Written request >>
Quote the data exactly, first line to the line containing "Chart.register(...registerables);", with no pictures.

Material provided >>
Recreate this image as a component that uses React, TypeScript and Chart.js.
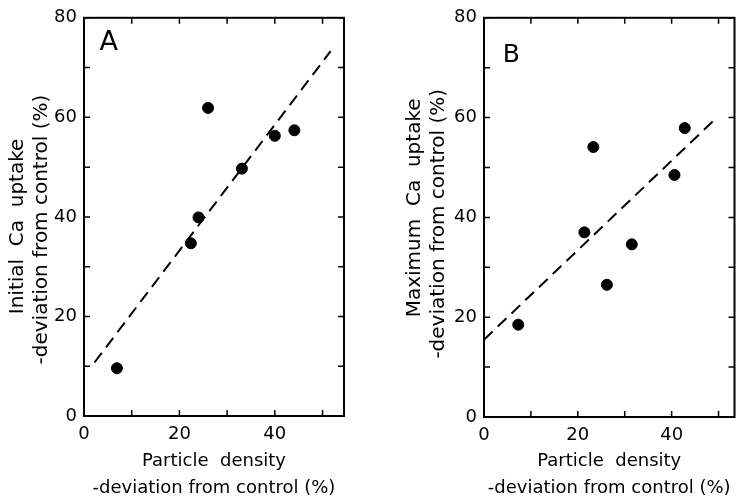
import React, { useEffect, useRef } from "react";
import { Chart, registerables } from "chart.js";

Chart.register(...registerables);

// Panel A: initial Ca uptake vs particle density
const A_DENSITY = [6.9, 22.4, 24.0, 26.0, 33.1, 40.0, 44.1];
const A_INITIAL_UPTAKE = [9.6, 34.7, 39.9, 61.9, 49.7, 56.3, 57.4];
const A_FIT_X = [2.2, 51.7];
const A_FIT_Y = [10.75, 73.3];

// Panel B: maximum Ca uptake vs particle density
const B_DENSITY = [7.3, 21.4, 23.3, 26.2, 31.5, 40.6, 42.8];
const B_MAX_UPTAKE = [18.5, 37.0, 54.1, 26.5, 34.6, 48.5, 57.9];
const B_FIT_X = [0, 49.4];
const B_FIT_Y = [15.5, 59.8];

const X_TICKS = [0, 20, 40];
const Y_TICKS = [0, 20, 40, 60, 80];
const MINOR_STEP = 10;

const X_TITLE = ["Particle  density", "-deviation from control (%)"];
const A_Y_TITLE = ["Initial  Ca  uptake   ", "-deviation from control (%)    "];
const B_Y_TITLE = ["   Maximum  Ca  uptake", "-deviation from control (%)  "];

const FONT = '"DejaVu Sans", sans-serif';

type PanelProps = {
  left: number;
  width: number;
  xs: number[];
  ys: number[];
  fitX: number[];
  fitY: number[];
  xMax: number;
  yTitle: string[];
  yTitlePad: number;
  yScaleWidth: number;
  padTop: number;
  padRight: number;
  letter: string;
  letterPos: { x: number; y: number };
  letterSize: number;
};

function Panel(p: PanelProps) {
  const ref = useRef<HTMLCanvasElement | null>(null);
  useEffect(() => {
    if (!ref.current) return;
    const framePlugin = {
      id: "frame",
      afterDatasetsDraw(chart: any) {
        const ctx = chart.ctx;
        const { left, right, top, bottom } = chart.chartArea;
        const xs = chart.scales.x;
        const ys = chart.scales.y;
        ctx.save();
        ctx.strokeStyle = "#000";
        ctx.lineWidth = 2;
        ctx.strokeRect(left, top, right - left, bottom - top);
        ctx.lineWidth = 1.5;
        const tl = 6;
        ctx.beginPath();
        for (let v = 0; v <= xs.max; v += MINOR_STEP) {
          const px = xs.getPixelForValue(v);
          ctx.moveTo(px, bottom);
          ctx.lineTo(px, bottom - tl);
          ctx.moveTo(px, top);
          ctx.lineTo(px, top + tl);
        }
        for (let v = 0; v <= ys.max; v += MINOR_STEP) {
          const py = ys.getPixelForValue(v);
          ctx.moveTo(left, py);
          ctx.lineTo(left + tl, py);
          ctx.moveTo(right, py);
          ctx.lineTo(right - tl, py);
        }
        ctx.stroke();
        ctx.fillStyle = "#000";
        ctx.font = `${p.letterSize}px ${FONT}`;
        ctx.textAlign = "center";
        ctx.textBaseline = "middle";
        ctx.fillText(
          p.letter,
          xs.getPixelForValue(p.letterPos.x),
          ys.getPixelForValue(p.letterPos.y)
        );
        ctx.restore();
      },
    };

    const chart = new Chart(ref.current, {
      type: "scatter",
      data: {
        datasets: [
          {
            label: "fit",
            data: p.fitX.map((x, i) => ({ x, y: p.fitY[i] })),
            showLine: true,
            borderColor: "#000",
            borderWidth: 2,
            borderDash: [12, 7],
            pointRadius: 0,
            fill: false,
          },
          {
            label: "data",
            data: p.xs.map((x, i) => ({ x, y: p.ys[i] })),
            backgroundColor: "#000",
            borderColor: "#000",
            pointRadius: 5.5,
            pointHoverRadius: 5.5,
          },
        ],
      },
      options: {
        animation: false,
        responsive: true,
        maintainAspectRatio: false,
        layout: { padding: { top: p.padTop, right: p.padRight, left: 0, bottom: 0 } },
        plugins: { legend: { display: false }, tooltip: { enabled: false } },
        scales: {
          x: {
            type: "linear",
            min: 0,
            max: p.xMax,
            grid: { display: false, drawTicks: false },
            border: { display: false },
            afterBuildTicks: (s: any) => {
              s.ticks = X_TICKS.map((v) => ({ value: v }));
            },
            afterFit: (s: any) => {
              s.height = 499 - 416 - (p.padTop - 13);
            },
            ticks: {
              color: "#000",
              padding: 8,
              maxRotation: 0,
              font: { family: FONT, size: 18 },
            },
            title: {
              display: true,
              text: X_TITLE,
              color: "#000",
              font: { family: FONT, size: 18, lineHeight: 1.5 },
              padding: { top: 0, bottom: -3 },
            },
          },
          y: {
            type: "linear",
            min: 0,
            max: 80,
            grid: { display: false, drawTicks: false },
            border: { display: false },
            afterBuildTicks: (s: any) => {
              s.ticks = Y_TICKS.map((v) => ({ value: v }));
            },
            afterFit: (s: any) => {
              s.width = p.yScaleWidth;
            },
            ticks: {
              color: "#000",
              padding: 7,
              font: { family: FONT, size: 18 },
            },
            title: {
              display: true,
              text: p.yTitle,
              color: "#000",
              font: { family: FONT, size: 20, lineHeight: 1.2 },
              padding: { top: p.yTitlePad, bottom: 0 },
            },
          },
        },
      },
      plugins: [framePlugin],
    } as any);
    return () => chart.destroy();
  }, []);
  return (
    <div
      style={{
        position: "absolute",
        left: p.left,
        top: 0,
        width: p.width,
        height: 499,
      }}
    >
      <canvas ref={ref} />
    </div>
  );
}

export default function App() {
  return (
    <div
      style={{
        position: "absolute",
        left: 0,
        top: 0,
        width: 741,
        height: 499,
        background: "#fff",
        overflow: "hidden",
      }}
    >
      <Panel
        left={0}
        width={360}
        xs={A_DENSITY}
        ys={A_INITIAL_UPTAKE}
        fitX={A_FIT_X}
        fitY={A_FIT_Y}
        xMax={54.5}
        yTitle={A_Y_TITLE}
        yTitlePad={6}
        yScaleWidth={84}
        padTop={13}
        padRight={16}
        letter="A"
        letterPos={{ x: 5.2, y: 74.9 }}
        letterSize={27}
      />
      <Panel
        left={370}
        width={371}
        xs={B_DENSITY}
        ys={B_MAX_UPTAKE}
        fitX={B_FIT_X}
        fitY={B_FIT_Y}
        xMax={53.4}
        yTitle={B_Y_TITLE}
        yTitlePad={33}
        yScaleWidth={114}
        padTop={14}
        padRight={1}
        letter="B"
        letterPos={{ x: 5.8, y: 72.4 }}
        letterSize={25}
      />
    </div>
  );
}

Result of the exercise >>
Recreate this image as a component that uses React, TypeScript and Chart.js.
import React, { useEffect, useRef } from "react";
import { Chart, registerables } from "chart.js";

Chart.register(...registerables);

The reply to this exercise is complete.